The first NXL was not our finest moment.  For the first time in 3 seasons, Prime failed to make Sunday.  I heard all sorts of reasoning.  Team members were quick to rationalize one thing or the other.  But deep down, I think everyone on both squads (our D3 squad did not perform well either) knew the real reason.  No one put in the time needed.  No one committed the effort that is required to win.  No one was on that practice field as often as they should/could have been.  D1 teams are next in line for the pro division and we were anything like a team vying for a pro spot leading up to that event.  The proof is right there in front of the squad.  Prior to Dallas, we had some of the most in depth and intense practices we have ever had and it equated to a 2nd place finish in division 1 paintball (a 3rd place for D3).  Contrary to that and prior to the first NXL in Cleveland, we had some of the most automaton (going through the motions, lets practice what we are good at and that should make up for what we are bad at mentality) practices with scarce participation from all members and it equated to a 2-2 performance topped with a 13th place finish.

There are consequences to action or, in this case, inaction.  And it hit us in the face…hard.

We are re-evaluating because we were shown that we may not have what it takes to be a professional program.  That is why Prime was started.  A grass roots program to work our way up to the professional ranks.  We are almost there but to be honest with you, I don’t want it if we can’t compete.  I don’t want it if the guys don’t give 150%.  I don’t want it if we are just going to be a flash in the pan.  I don’t want it so I can say we are “pro”.  I want it because we earned it.  I want it because we can do it.  I want it because we can win.  I want it because the guy behind me, in front of and next to me in that matching jersey wants it.  And I will always do what I can to help my boys achieve that.  Can all the members of the program say that to one another?  If not, you better call me because we need to have a talk.
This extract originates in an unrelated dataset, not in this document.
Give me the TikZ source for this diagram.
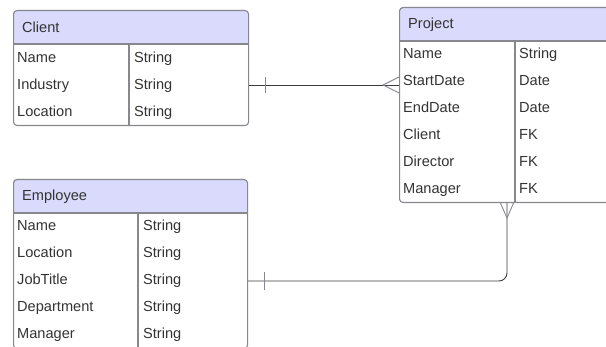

Say what you will about us.  Love us or hate us, I know what the soul of this team is and I hope to see it again.  I saw some of it this past weekend when professional player for San Antonio X-Factor, Grayson Goff came out and banged with us in 100 degree weather.  I hope to see more of that in action and deed, not just word.

Gen. George S. Patton said, “Success is how high you bounce when you hit bottom.”  Here’s to one hell of a bounce after Cleveland.  Whatever Prime decides to do prior to Virginia Beach, you can rest assured it is in the best interest of the team.   

Be water my friends, 

*On a side note, I want to take another moment to remember my friend, Boca Loca himself, Coach Paul Richards.  Words can’t express the sincere feeling of loss at his passing.  Rest In Peace, Top.